* **Written exercise**
Return all the data below as it stands, minus the pictures.

* **Information supplied**
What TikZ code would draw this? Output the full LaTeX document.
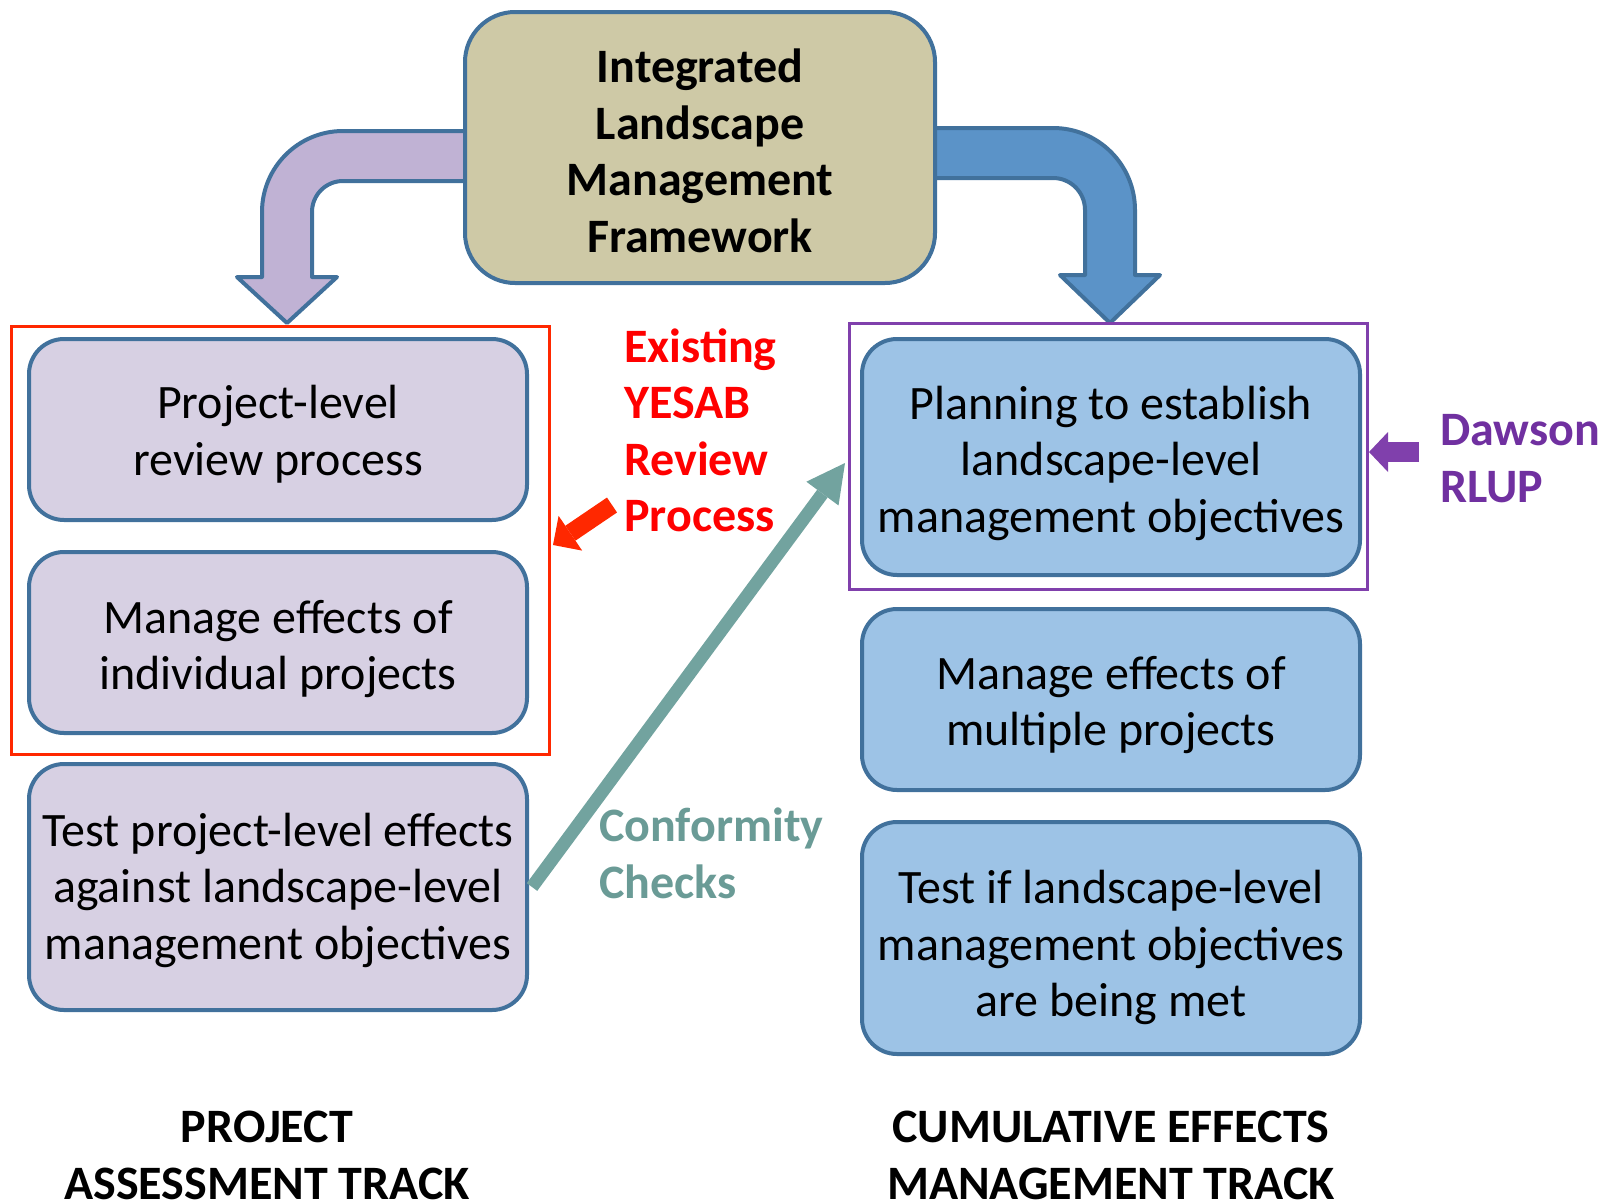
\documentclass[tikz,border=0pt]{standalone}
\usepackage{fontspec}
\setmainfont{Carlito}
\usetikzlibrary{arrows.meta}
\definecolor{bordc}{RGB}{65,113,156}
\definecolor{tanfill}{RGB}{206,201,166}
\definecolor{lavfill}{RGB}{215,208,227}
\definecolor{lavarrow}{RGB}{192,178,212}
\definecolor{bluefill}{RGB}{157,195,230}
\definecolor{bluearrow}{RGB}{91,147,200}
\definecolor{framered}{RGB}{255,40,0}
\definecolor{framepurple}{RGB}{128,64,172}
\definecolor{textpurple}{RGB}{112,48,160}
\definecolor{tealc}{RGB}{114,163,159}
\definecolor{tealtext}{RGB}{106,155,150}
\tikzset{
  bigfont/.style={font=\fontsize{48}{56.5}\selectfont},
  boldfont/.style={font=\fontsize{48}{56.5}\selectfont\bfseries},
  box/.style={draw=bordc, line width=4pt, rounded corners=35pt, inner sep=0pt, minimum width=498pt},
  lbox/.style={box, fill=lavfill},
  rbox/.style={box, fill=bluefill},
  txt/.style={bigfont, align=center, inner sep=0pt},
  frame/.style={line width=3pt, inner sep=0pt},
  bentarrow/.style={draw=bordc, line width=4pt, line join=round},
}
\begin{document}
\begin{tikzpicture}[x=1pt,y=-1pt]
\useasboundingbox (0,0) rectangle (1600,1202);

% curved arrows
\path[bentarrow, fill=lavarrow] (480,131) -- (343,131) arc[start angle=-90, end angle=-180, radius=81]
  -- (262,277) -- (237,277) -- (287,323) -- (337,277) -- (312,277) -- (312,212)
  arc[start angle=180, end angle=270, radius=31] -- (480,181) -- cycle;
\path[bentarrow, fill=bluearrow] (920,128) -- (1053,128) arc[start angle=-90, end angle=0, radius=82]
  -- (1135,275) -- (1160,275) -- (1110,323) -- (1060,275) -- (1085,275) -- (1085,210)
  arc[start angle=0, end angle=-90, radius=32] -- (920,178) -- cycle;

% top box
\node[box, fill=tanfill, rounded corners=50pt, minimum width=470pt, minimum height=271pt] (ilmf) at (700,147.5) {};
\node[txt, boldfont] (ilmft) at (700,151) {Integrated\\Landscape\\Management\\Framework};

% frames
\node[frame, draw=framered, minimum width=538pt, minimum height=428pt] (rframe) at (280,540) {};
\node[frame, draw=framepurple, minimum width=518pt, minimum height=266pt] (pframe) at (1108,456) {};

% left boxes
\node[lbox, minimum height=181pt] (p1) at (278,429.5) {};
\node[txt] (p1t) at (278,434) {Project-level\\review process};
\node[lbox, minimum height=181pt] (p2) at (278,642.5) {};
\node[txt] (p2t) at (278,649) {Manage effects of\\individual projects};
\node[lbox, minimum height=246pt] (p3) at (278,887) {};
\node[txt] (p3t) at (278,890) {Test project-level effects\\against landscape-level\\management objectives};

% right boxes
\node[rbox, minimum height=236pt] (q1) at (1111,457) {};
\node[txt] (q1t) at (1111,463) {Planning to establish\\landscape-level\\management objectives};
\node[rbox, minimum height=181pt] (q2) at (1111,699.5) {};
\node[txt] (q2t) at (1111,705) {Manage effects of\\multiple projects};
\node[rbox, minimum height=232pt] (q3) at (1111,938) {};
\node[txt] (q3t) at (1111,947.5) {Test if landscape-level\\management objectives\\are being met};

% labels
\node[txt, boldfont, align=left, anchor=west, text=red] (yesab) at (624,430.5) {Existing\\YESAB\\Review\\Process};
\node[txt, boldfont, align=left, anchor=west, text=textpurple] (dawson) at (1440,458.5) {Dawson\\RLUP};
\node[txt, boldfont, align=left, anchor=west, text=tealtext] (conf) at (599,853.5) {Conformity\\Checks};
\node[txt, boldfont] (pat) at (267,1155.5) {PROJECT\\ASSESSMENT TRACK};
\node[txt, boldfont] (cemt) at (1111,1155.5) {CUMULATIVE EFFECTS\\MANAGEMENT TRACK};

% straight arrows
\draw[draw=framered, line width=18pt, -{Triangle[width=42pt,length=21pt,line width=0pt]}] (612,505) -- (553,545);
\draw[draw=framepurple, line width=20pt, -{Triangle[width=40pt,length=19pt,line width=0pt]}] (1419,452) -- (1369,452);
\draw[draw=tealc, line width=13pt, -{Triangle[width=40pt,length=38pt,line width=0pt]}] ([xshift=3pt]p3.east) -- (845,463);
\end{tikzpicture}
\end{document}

* **Answer in full**
What TikZ code would draw this? Output the full LaTeX document.
\documentclass[tikz,border=0pt]{standalone}
\usepackage{fontspec}
\setmainfont{Carlito}
\usetikzlibrary{arrows.meta}
\definecolor{bordc}{RGB}{65,113,156}
\definecolor{tanfill}{RGB}{206,201,166}
\definecolor{lavfill}{RGB}{215,208,227}
\definecolor{lavarrow}{RGB}{192,178,212}
\definecolor{bluefill}{RGB}{157,195,230}
\definecolor{bluearrow}{RGB}{91,147,200}
\definecolor{framered}{RGB}{255,40,0}
\definecolor{framepurple}{RGB}{128,64,172}
\definecolor{textpurple}{RGB}{112,48,160}
\definecolor{tealc}{RGB}{114,163,159}
\definecolor{tealtext}{RGB}{106,155,150}
\tikzset{
  bigfont/.style={font=\fontsize{48}{56.5}\selectfont},
  boldfont/.style={font=\fontsize{48}{56.5}\selectfont\bfseries},
  box/.style={draw=bordc, line width=4pt, rounded corners=35pt, inner sep=0pt, minimum width=498pt},
  lbox/.style={box, fill=lavfill},
  rbox/.style={box, fill=bluefill},
  txt/.style={bigfont, align=center, inner sep=0pt},
  frame/.style={line width=3pt, inner sep=0pt},
  bentarrow/.style={draw=bordc, line width=4pt, line join=round},
}
\begin{document}
\begin{tikzpicture}[x=1pt,y=-1pt]
\useasboundingbox (0,0) rectangle (1600,1202);

% curved arrows
\path[bentarrow, fill=lavarrow] (480,131) -- (343,131) arc[start angle=-90, end angle=-180, radius=81]
  -- (262,277) -- (237,277) -- (287,323) -- (337,277) -- (312,277) -- (312,212)
  arc[start angle=180, end angle=270, radius=31] -- (480,181) -- cycle;
\path[bentarrow, fill=bluearrow] (920,128) -- (1053,128) arc[start angle=-90, end angle=0, radius=82]
  -- (1135,275) -- (1160,275) -- (1110,323) -- (1060,275) -- (1085,275) -- (1085,210)
  arc[start angle=0, end angle=-90, radius=32] -- (920,178) -- cycle;

% top box
\node[box, fill=tanfill, rounded corners=50pt, minimum width=470pt, minimum height=271pt] (ilmf) at (700,147.5) {};
\node[txt, boldfont] (ilmft) at (700,151) {Integrated\\Landscape\\Management\\Framework};

% frames
\node[frame, draw=framered, minimum width=538pt, minimum height=428pt] (rframe) at (280,540) {};
\node[frame, draw=framepurple, minimum width=518pt, minimum height=266pt] (pframe) at (1108,456) {};

% left boxes
\node[lbox, minimum height=181pt] (p1) at (278,429.5) {};
\node[txt] (p1t) at (278,434) {Project-level\\review process};
\node[lbox, minimum height=181pt] (p2) at (278,642.5) {};
\node[txt] (p2t) at (278,649) {Manage effects of\\individual projects};
\node[lbox, minimum height=246pt] (p3) at (278,887) {};
\node[txt] (p3t) at (278,890) {Test project-level effects\\against landscape-level\\management objectives};

% right boxes
\node[rbox, minimum height=236pt] (q1) at (1111,457) {};
\node[txt] (q1t) at (1111,463) {Planning to establish\\landscape-level\\management objectives};
\node[rbox, minimum height=181pt] (q2) at (1111,699.5) {};
\node[txt] (q2t) at (1111,705) {Manage effects of\\multiple projects};
\node[rbox, minimum height=232pt] (q3) at (1111,938) {};
\node[txt] (q3t) at (1111,947.5) {Test if landscape-level\\management objectives\\are being met};

% labels
\node[txt, boldfont, align=left, anchor=west, text=red] (yesab) at (624,430.5) {Existing\\YESAB\\Review\\Process};
\node[txt, boldfont, align=left, anchor=west, text=textpurple] (dawson) at (1440,458.5) {Dawson\\RLUP};
\node[txt, boldfont, align=left, anchor=west, text=tealtext] (conf) at (599,853.5) {Conformity\\Checks};
\node[txt, boldfont] (pat) at (267,1155.5) {PROJECT\\ASSESSMENT TRACK};
\node[txt, boldfont] (cemt) at (1111,1155.5) {CUMULATIVE EFFECTS\\MANAGEMENT TRACK};

% straight arrows
\draw[draw=framered, line width=18pt, -{Triangle[width=42pt,length=21pt,line width=0pt]}] (612,505) -- (553,545);
\draw[draw=framepurple, line width=20pt, -{Triangle[width=40pt,length=19pt,line width=0pt]}] (1419,452) -- (1369,452);
\draw[draw=tealc, line width=13pt, -{Triangle[width=40pt,length=38pt,line width=0pt]}] ([xshift=3pt]p3.east) -- (845,463);
\end{tikzpicture}
\end{document}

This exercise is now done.